— start —
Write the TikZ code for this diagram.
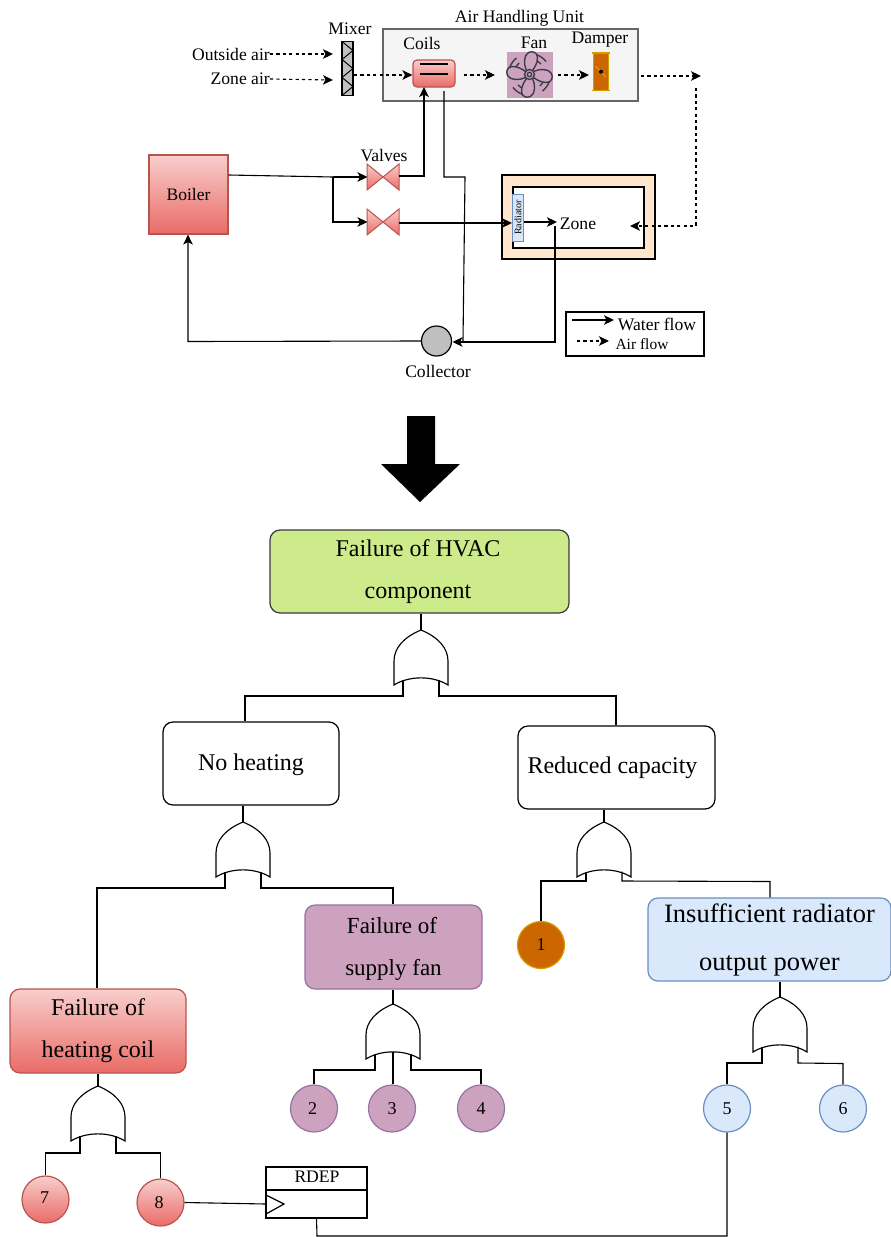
\documentclass[tikz,border=0pt]{standalone}
\usepackage{fontspec}
\setmainfont{Liberation Serif}
\usetikzlibrary{arrows.meta}
\definecolor{redA}{HTML}{F8CECC}\definecolor{redB}{HTML}{EA6B66}\definecolor{redS}{HTML}{B85450}
\definecolor{purF}{HTML}{CDA2BE}\definecolor{purS}{HTML}{9673A6}
\definecolor{bluF}{HTML}{DAE8FC}\definecolor{bluS}{HTML}{6C8EBF}
\definecolor{grnF}{HTML}{CDEB8B}\definecolor{grnS}{HTML}{36393D}
\definecolor{orgF}{HTML}{CC6600}\definecolor{orgS}{HTML}{D79B00}
\definecolor{peach}{HTML}{FFE6CC}\definecolor{ahuF}{HTML}{F5F5F5}\definecolor{ahuS}{HTML}{666666}
\definecolor{iconS}{HTML}{3D3D45}
\tikzset{
  wire/.style={draw=black,line width=1.1pt,line join=miter},
  flow/.style={wire,-{Stealth[length=10pt,width=9.5pt,inset=2.5pt]}},
  air/.style={flow,dash pattern=on 3.2pt off 3.2pt},
  box/.style={draw=black,line width=1.2pt,rounded corners=10pt,align=center,inner sep=0pt,font=\fontsize{24}{42}\selectfont},
  redshade/.style={draw=redS,top color=redA,bottom color=redB},
  num/.style={circle,minimum size=47pt,inner sep=0pt,line width=1.2pt,font=\fontsize{18}{20}\selectfont},
  lab/.style={inner sep=0pt,font=\fontsize{17.6}{20}\selectfont},
  gateline/.style={draw=black,line width=1.15pt,fill=white,line join=miter},
  valvepart/.style={draw=redS,line width=1pt,top color=redA,bottom color=redB},
}
\newcommand\orgate[2]{%
  \begin{scope}[shift={(#2)}]
    \coordinate (#1-top) at (0,0);
    \coordinate (#1-l) at (-18,49.5);
    \coordinate (#1-m) at (0,47.5);
    \coordinate (#1-r) at (18,49.5);
    \draw[gateline] (0,0) .. controls (-17,7) and (-27,18) .. (-27,31) -- (-27,55)
      .. controls (-12,45.5) and (12,45.5) .. (27,55) -- (27,31)
      .. controls (27,18) and (17,7) .. (0,0) -- cycle;
  \end{scope}}
\begin{document}
\begin{tikzpicture}[x=1pt,y=-1pt]
\useasboundingbox (0,0) rectangle (891,1237);
% ---------- plant ----------
\node[draw=ahuS,fill=ahuF,line width=1.2pt,minimum width=255pt,minimum height=72pt,inner sep=0pt] (ahu) at (510.5,65) {};
\node[lab] (ahul) at (519.5,18.5) {Air Handling Unit};
\node[lab] (mixl) at (350,29) {Mixer};
\node[lab] (coill) at (422,43) {Coils};
\node[lab] (fanl) at (534,43) {Fan};
\node[lab] (dampl) at (600,40) {Damper};
\node[lab,anchor=east] (oa) at (270,54) {Outside air};
\node[lab,anchor=east] (za) at (270,79) {Zone air};
% mixer
\node[draw=black,fill=lightgray,line width=1.2pt,minimum width=11pt,minimum height=54pt,inner sep=0pt] (mix) at (347.5,68.5) {};
\draw[line width=1pt] (342,41.5) -- (353,50.5) -- (342,59.5) -- (353,68.5) -- (342,77.5) -- (353,86.5) -- (342,95.5);
\coordinate (oaend) at (333,54);
\coordinate (zaend) at (333,80);
\draw[air] (oa.east) -- (oaend);
\draw[air] (za.east) -- (zaend);
% coil
\node[redshade,line width=1.2pt,rounded corners=4pt,minimum width=42pt,minimum height=27pt,inner sep=0pt] (coil) at (434,73.5) {};
\draw[line width=1.2pt] (420,64) -- (448,64) (420,74) -- (448,74);
% fan
\node[fill=purF,minimum size=46pt,inner sep=0pt] (fan) at (530,75) {};
\begin{scope}[shift={(529.5,74.5)},draw=iconS,line width=1.4pt]
  \foreach \a in {0,90,180,270}{
    \draw[rotate=\a] (20:21) arc (20:52:21);
    \draw[rotate=\a] (22:15.5) arc (22:48:15.5);
  }
  \foreach \a in {0,90,180,270}{
    \draw[rotate=\a,fill=purF] (-3,-4) .. controls (-6,-10) and (-6,-19) .. (-1,-22) .. controls (3,-24) and (8,-22) .. (8,-17) .. controls (8,-11) and (5,-7) .. (3,-4);
  }
  \draw[fill=purF] (0,0) circle (5);
  \draw (0,0) circle (2.2);
\end{scope}
% damper
\node[draw=orgS,fill=orgF,line width=1pt,minimum width=15pt,minimum height=38pt,inner sep=0pt] (damp) at (601,71.7) {};
\draw[orgS,line width=1.6pt] (592,53) -- (610,53) (592,90.5) -- (610,90.5);
\draw[orgS,line width=1.2pt] (595.5,66) -- (606,77);
\fill[black] (damp.center) circle (2);
% air arrows
\coordinate (mixout) at (354,75);
\coordinate (cofout) at (464,75);
\coordinate (fanin) at (495,75);
\coordinate (fanout) at (558,75);
\coordinate (damin) at (589,75);
\coordinate (damout) at (641,76);
\coordinate (airend) at (701,76);
\coordinate (airdown) at (696,88);
\draw[air] (mixout) -- (mixout -| coil.west);
\draw[air] (cofout) -- (fanin);
\draw[air] (fanout) -- (damin);
\draw[air] (damout) -- (airend);
% boiler
\node[redshade,line width=1.2pt,minimum width=79pt,minimum height=79pt,inner sep=0pt,font=\fontsize{17.5}{20}\selectfont] (boiler) at (188.5,194.5) {Boiler};
% valves
\node[lab] (vall) at (384,156) {Valves};
\coordinate (v1) at (383,177);
\coordinate (v2) at (383,222);
\foreach \v in {v1,v2}{
  \draw[valvepart] ([shift={(-16,-13)}]\v) -- (\v) -- ([shift={(-16,13)}]\v) -- cycle;
  \draw[valvepart] ([shift={(16,-13)}]\v) -- (\v) -- ([shift={(16,13)}]\v) -- cycle;
}
% zone
\node[draw=black,fill=peach,line width=1.2pt,minimum width=153pt,minimum height=84pt,inner sep=0pt] (zoneo) at (578.5,217) {};
\node[draw=black,fill=white,line width=1.2pt,minimum width=131pt,minimum height=61pt,inner sep=0pt] (zonei) at (578.5,217.5) {};
\node[draw=bluS,fill=bluF,line width=1pt,minimum width=10.5pt,minimum height=47pt,inner sep=0pt] (rad) at (518,217.5) {};
\node[rotate=90,inner sep=0pt,font=\fontsize{10}{12}\selectfont] (radl) at (518,217.5) {Radiator};
\node[lab] (zone) at (578,224) {Zone};
% collector
\node[circle,draw=black,fill=lightgray,line width=1.2pt,minimum size=30pt,inner sep=0pt] (coll) at (436.5,341) {};
\node[lab] (colll) at (438,371) {Collector};
% water pipes
\coordinate (bo) at (boiler.east |- 0,175);
\coordinate (j1) at (333,177);
\coordinate (v1i) at (367.5,177);
\coordinate (v1o) at (399,176);
\coordinate (v2i) at (367.5,222);
\coordinate (v2o) at (399,223);
\coordinate (c1) at (424,176);
\coordinate (coilin) at (424,87);
\coordinate (coilout) at (444,91);
\coordinate (c2) at (444,177);
\coordinate (c3) at (465,177);
\coordinate (c4) at (463,341);
\coordinate (radin) at (512,223);
\coordinate (radout) at (523.5,222);
\coordinate (radend) at (557,222);
\coordinate (zd) at (555,226);
\coordinate (zb) at (555,342);
\coordinate (collin) at (452.5,342);
\draw[wire] (bo) -- (j1);
\draw[flow] (j1) -- (v1i);
\draw[flow] (j1) -- (333,222) -- (v2i);
\draw[flow] (v1o) -- (c1) -- (coilin);
\draw[wire] (coilout) -- (c2) -- (c3) -- (c4);
\draw[flow] (v2o) -- (radin);
\draw[flow] (radout) -- (radend);
\draw[flow] (zd) -- (zb) -- (collin);
\draw[flow] (coll.west) -- (188,341.5) -- (boiler.south -| 188,0);
\draw[air] (airdown) -- (696,226) -- (630,226);
% legend
\node[draw=black,fill=white,line width=1.2pt,minimum width=138pt,minimum height=44pt,inner sep=0pt] (leg) at (635,334) {};
\coordinate (w1) at (572,320);\coordinate (w2) at (614,320);
\coordinate (a1) at (577,341);\coordinate (a2) at (609,341);
\draw[flow] (w1) -- (w2);
\draw[air] (a1) -- (a2);
\node[lab] (wl) at (657,324) {Water flow};
\node[lab,font=\fontsize{15.5}{18}\selectfont] (al) at (642,344) {Air flow};
% big arrow
\fill[black] (407,416) -- (435,416) -- (435,464) -- (460,464) -- (420,502) -- (381,464) -- (407,464) -- cycle;
% ---------- fault tree ----------
\node[box,draw=grnS,fill=grnF,minimum width=299pt,minimum height=83pt] (hvac) at (419.5,571.5) {Failure of HVAC\hspace*{3pt}\\component\hspace*{3pt}};
\node[box,minimum width=176pt,minimum height=83pt] (nh) at (251,763.5) {\rule{0pt}{20pt}No heating};
\node[box,minimum width=197pt,minimum height=83pt] (rc) at (616.5,767.5) {Reduced capacity\hspace*{8pt}};
\node[box,draw=purS,fill=purF,minimum width=177pt,minimum height=84pt,font=\fontsize{23}{42}\selectfont] (sf) at (393.5,947) {\rule{0pt}{20pt}Failure of\hspace*{3pt}\\supply fan};
\node[box,redshade,minimum width=176pt,minimum height=84pt] (hc) at (98,1031) {Failure of\\heating coil};
\node[box,draw=bluS,fill=bluF,minimum width=243pt,minimum height=83pt,font=\fontsize{26.5}{48}\selectfont] (ir) at (769.5,939.5) {Insufficient radiator\\output power};
\orgate{ga}{421,630}
\orgate{gb}{243,822}
\orgate{gc}{604,822}
\orgate{gd}{393,1004}
\orgate{ge}{780,997}
\orgate{gf}{98,1086}
\node[num,draw=orgS,fill=orgF] (n1) at (541,945) {1};
\node[num,draw=purS,fill=purF] (n2) at (314,1108.5) {\hspace*{-3pt}2};
\node[num,draw=purS,fill=purF] (n3) at (392,1108.5) {3};
\node[num,draw=purS,fill=purF] (n4) at (481,1108.5) {4};
\node[num,draw=bluS,fill=bluF] (n5) at (727,1108.5) {5};
\node[num,draw=bluS,fill=bluF] (n6) at (843,1108.5) {6};
\node[num,redshade] (n7) at (45.5,1199.5) {\hspace*{-2pt}7\rule[-4pt]{0pt}{4pt}};
\node[num,redshade] (n8) at (160.5,1202.5) {\hspace*{-3pt}8};
% gate wiring
\draw[wire] (hvac.south -| ga-top) -- (ga-top);
\draw[wire] (nh.south -| gb-top) -- (gb-top);
\draw[wire] (rc.south -| gc-top) -- (gc-top);
\draw[wire] (sf.south -| gd-top) -- (gd-top);
\draw[wire] (ir.south -| ge-top) -- (ge-top);
\draw[wire] (hc.south -| gf-top) -- (gf-top);
\draw[wire] (ga-l) -- (403,696) -- (245,696) -- (nh.north -| 245,0);
\draw[wire] (ga-r) -- (439,696) -- (616,696) -- (rc.north -| 616,0);
\draw[wire] (gb-l) -- (225,888) -- (97,888) -- (hc.north -| 97,0);
\draw[wire] (gb-r) -- (261,888) -- (393,888) -- (sf.north -| 393,0);
\draw[wire] (gc-l) -- (586,881) -- (541,881) -- (n1.north);
\draw[wire] (gc-r) -- (622,881) -- (770,881.5) -- (ir.north -| 770,0);
\draw[wire] (gd-l) -- (375,1070) -- (314,1070) -- (n2.north);
\draw[wire] (gd-m) -- (n3.north -| gd-m);
\draw[wire] (gd-r) -- (411,1070) -- (481,1070) -- (n4.north);
\draw[wire] (ge-l) -- (762,1063) -- (727,1063) -- (n5.north);
\draw[wire] (ge-r) -- (798,1063) -- (843,1063.5) -- (n6.north);
\draw[wire] (gf-l) -- (80,1153) -- (45.5,1153) -- (n7.north);
\draw[wire] (gf-r) -- (116,1153) -- (160.5,1153) -- (n8.north);
% RDEP
\node[draw=black,fill=white,line width=1.2pt,minimum width=101pt,minimum height=51pt,inner sep=0pt] (rdep) at (316.5,1192.5) {};
\draw[line width=1.2pt] (266,1190) -- (367,1190);
\node[lab] (rdepl) at (317,1177) {RDEP};
\coordinate (rin) at (266,1204);
\draw[line width=1.2pt] (266,1195) -- (284,1204) -- (266,1214);
\draw[wire] (n8.east) -- (rin);
\draw[wire] (rdep.south) -- (317,1236) -- (727,1236) -- (n5.south);
\end{tikzpicture}
\end{document}
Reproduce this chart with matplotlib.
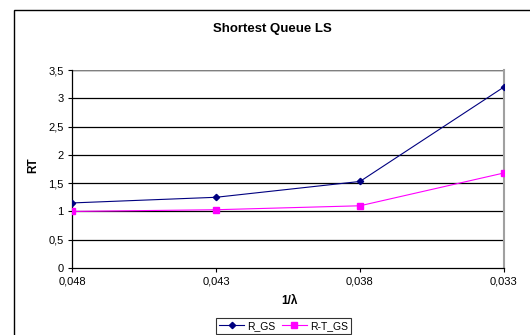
import matplotlib
matplotlib.use("Agg")
import matplotlib.pyplot as plt
from matplotlib.patches import Rectangle

plt.rcParams['font.family'] = ['Liberation Sans', 'DejaVu Sans']

categories = ["0,048", "0,043", "0,038", "0,033"]
r_gs = [1.15, 1.25, 1.53, 3.2]
rt_gs = [1.0, 1.03, 1.1, 1.68]
y_ticks = [0, 0.5, 1, 1.5, 2, 2.5, 3, 3.5]
y_tick_labels = ["0", "0,5", "1", "1,5", "2", "2,5", "3", "3,5"]

W, H = 530, 335
fig = plt.figure(figsize=(W / 100, H / 100), dpi=100)

# outer chart frame (runs off the right and bottom edges)
fig.patches.append(Rectangle((14 / W, -0.05), 1.2, 1 - 10 / H + 0.05,
                             transform=fig.transFigure, fill=False,
                             edgecolor="black", linewidth=1.0))

ax = fig.add_axes([72 / W, 1 - 268 / H, (504 - 72) / W, (268 - 70) / H])
x = list(range(len(categories)))

for yv in y_ticks[1:]:
    ax.axhline(yv, color="black", linewidth=0.9, zorder=1)

ax.plot(x, r_gs, color="#000080", marker="D", markersize=3.2, linewidth=0.8,
        label="R_GS", zorder=3)
ax.plot(x, rt_gs, color="#FF00FF", marker="s", markersize=4, linewidth=0.8,
        label="R-T_GS", zorder=3)

ax.set_xlim(0, 3)
ax.set_ylim(0, 3.5)
ax.set_xticks(x)
ax.set_xticklabels(categories, fontsize=8)
ax.set_yticks(y_ticks)
ax.set_yticklabels(y_tick_labels, fontsize=8)
ax.tick_params(direction="out", length=3, width=0.8, pad=3)

for s in ["left", "bottom"]:
    ax.spines[s].set_color("black")
    ax.spines[s].set_linewidth(0.9)
ax.spines["right"].set_color("#a0a0a0")
ax.spines["right"].set_linewidth(1.5)
ax.spines["top"].set_visible(False)
ax.axhline(3.5, color="#808080", linewidth=1.0, zorder=1)

fig.text(272 / W, 1 - 29 / H, "Shortest Queue LS", ha="center", va="center",
         fontsize=9.5, fontweight="bold")
fig.text(289 / W, 1 - 301 / H, "1/λ", ha="center", va="center",
         fontsize=8.5, fontweight="bold")
fig.text(33 / W, 1 - 165 / H, "RT", ha="center", va="center", rotation=90,
         fontsize=8.5, fontweight="bold")

leg = fig.legend(loc="upper left", bbox_to_anchor=(216 / W, 1 - 318 / H),
                 ncol=2, fontsize=7.5, frameon=True, fancybox=False,
                 edgecolor="black", handlelength=2.4, columnspacing=0.6,
                 borderpad=0.3, handletextpad=0.3, borderaxespad=0)
leg.get_frame().set_linewidth(0.8)

fig.savefig("out.png", dpi=100)
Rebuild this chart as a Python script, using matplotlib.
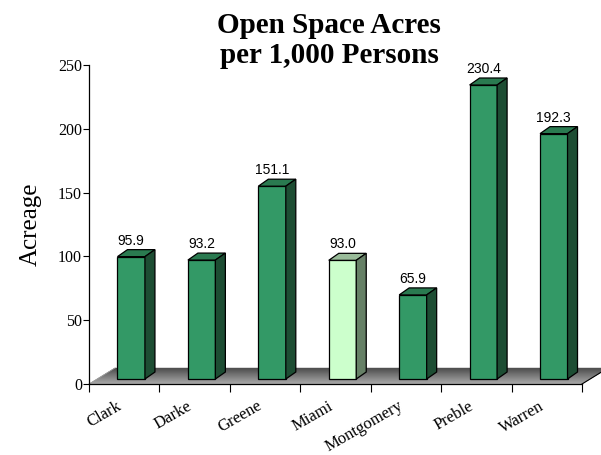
— end —
## TASK BRIEF
Restate word for word the part that opens with the line containing "Reproduce this chart with matplotlib." and closes with the line containing "plt.rcParams['font.family'] = ['Liberation", both ends included, and nothing else. Omit any images.

## SOLUTION TO THIS PROBLEM
Reproduce this chart with matplotlib.
import matplotlib
matplotlib.use("Agg")
import matplotlib.pyplot as plt
from matplotlib.patches import Rectangle

plt.rcParams['font.family'] = ['Liberation Sans', 'DejaVu Sans']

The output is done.